Let's say you're on the dancefloor at a nightclub. The DJ is a few minutes into a set. He has just played a popular song, and the floor is now packed with writhing, sweaty bodies. For the next twenty minutes, he plays music that, while not really recognizable or even particularly compelling, keeps the beat pumping and holds down the dancefloor attrition level.
Border Crossing is basically an entire disc of that music -- deep house and trance-type material in the 125 to 140 BPM range.
By themselves, none of these songs would cause full-on monotony; most of them are at least interesting enough to shake your ass to for five minutes. The beats are heavy, the rhythms smooth -- perhaps a little too smooth.

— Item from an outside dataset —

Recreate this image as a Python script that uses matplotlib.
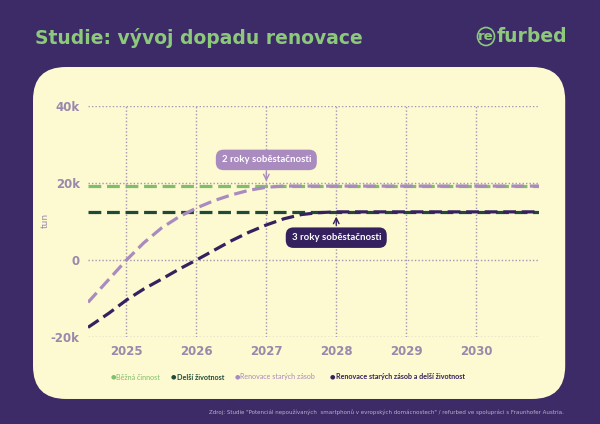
import matplotlib
matplotlib.use("Agg")
import matplotlib.pyplot as plt
from matplotlib.patches import FancyBboxPatch, Ellipse

# ---- data ----
years = [2025, 2026, 2027, 2028, 2029, 2030]
ytick_vals = [-20000, 0, 20000, 40000]
ytick_labels = ["-20k", "0", "20k", "40k"]

x_range = [2024.45, 2030.9]
bezna_cinnost = [19200, 19200]
delsi_zivotnost = [12500, 12500]

renov_x = [2024.45, 2024.75, 2025.0, 2025.25, 2025.5, 2025.75, 2026.0, 2026.25,
           2026.5, 2026.75, 2027.0, 2027.25, 2027.5, 2030.9]
renov_y = [-11000, -5000, 0, 4500, 8300, 11200, 13500, 15400,
           16900, 18100, 18900, 19200, 19200, 19200]

renov_del_x = [2024.45, 2024.75, 2025.0, 2025.25, 2025.5, 2025.75, 2026.0, 2026.25,
               2026.5, 2026.75, 2027.0, 2027.25, 2027.5, 2027.75, 2028.0, 2030.9]
renov_del_y = [-17500, -13800, -10400, -7500, -5000, -2400, 0, 2500,
               5000, 7200, 9100, 10700, 11800, 12300, 12500, 12500]

series_names = ["Běžná činnost", "Delší životnost", "Renovace starých zásob",
                "Renovace starých zásob a delší životnost"]

# ---- colours ----
BG = "#3d2b68"
PANEL = "#fdf9d0"
LGREEN = "#7fbf6c"
DGREEN = "#1f4a3a"
LPURPLE = "#a98bc0"
DPURPLE = "#34215e"
TICK = "#9a88ad"
GRID = "#a596b3"
TITLE = "#8cc97a"

fig = plt.figure(figsize=(6, 4.24), dpi=100)
fig.patch.set_facecolor(BG)

# cream panel
panel = FancyBboxPatch((0.055, 0.059), 0.887, 0.783,
                       boxstyle="round,pad=0,rounding_size=0.055",
                       transform=fig.transFigure, facecolor=PANEL,
                       edgecolor="none", zorder=-5, mutation_aspect=600/424)
fig.patches.append(panel)

# title and logo
fig.text(0.058, 0.91, "Studie: vývoj dopadu renovace", color=TITLE,
         fontsize=13.5, fontweight="bold", va="center", ha="left",
         family="DejaVu Sans")
fig.text(486 / 600, 1 - 37 / 424, "re", color=TITLE, fontsize=9.5,
         fontweight="bold", va="center", ha="center", family="DejaVu Sans")
fig.text(567 / 600, 1 - 37 / 424, "furbed", color=TITLE, fontsize=13.5,
         fontweight="bold", va="center", ha="right", family="DejaVu Sans")
fig.patches.append(Ellipse((486 / 600, 1 - 36.5 / 424), 17 / 600, 18 / 424,
                           transform=fig.transFigure, facecolor="none",
                           edgecolor=TITLE, linewidth=1.2))

ax = fig.add_axes([0.1467, 0.2052, 0.7517, 0.5448])
ax.set_facecolor("none")
ax.set_xlim(x_range[0], x_range[1])
ax.set_ylim(-20000, 40000)

for s in ax.spines.values():
    s.set_visible(False)

ax.set_yticks(ytick_vals)
ax.set_yticklabels(ytick_labels)
ax.set_xticks(years)
ax.set_xticklabels([str(y) for y in years])
ax.tick_params(length=0, colors=TICK, labelsize=8.5, pad=6)
for lab in ax.get_xticklabels() + ax.get_yticklabels():
    lab.set_fontweight("bold")
    lab.set_color(TICK)

ax.grid(True, linestyle=(0, (1, 1.5)), color=GRID, linewidth=1.0)
ax.set_axisbelow(True)

ax.set_ylabel("tun", color=TICK, fontsize=6.5)
ax.yaxis.set_label_coords(-0.084, 0.506)

dash = (4, 1.8)
lw = 2.3
ax.plot(x_range, delsi_zivotnost, color=DGREEN, lw=lw, linestyle=(0, dash), zorder=3)
ax.plot(renov_del_x, renov_del_y, color=DPURPLE, lw=lw, linestyle=(0, dash), zorder=4)
ax.plot(x_range, bezna_cinnost, color=LGREEN, lw=lw, linestyle=(0, dash), zorder=3)
ax.plot(renov_x, renov_y, color=LPURPLE, lw=lw, linestyle=(0, dash), zorder=4)

# annotations
ax.annotate("", xy=(2027, 19700), xytext=(2027, 23700),
            arrowprops=dict(arrowstyle="->", color=LPURPLE, lw=1.0), zorder=6)
ax.text(2027, 26000, "2 roky soběstačnosti", color="white", fontsize=6.9,
        fontweight="bold", ha="center", va="center", zorder=7, family="Lato",
        bbox=dict(boxstyle="round,pad=0.6,rounding_size=0.8",
                  facecolor=LPURPLE, edgecolor="none"))
ax.annotate("", xy=(2028, 12000), xytext=(2028, 8300),
            arrowprops=dict(arrowstyle="->", color=DPURPLE, lw=1.0), zorder=6)
ax.text(2028, 5800, "3 roky soběstačnosti", color="white", fontsize=6.9,
        fontweight="bold", ha="center", va="center", zorder=7, family="Lato",
        bbox=dict(boxstyle="round,pad=0.6,rounding_size=0.8",
                  facecolor=DPURPLE, edgecolor="none"))

# legend as text
legend_items = [
    (113, 116, series_names[0], LGREEN, "normal"),
    (173, 177, series_names[1], DGREEN, "bold"),
    (237, 240, series_names[2], LPURPLE, "normal"),
    (332, 336, series_names[3], DPURPLE, "bold"),
]
ly = 1 - 377 / 424
for xd, xt, name, col, w in legend_items:
    fig.text(xd / 600, ly, "●", color=col, fontsize=4.5, va="center", ha="center")
    fig.text(xt / 600, ly, name, color=col, fontsize=5.1, fontweight=w,
             va="center", ha="left", family="Lato")

fig.text(0.94, 0.027,
         "Zdroj: Studie \"Potenciál nepoužívaných  smartphonů v evropských domácnostech\" / refurbed ve spolupráci s Fraunhofer Austria.",
         color="#b9b0c8", fontsize=4.0, ha="right", va="center")

fig.savefig("out.png", dpi=100, facecolor=BG)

There's little tempo variation between songs, and nothing terribly exciting happens to break up the constant 4/4 thump-a-thon. There are intriguing elements -- the crisped but phat IDM-disco beats and sampled frog call of Dean Decosta's stripped-down "No Habla Espanol", the frenetic rhythm of Lucas Rodenbush and Alonso Ordonez's "Plontek", and the cheesy, eighties-style sci-fi disco of a.J.Scent's "Moonlight in Vermont", the disc's most distinctive track -- but in general, this is material best suited to that portion of the evening in which you've secured your nine square feet of dancefloor space and put your body on the dancing equivalent of autopilot.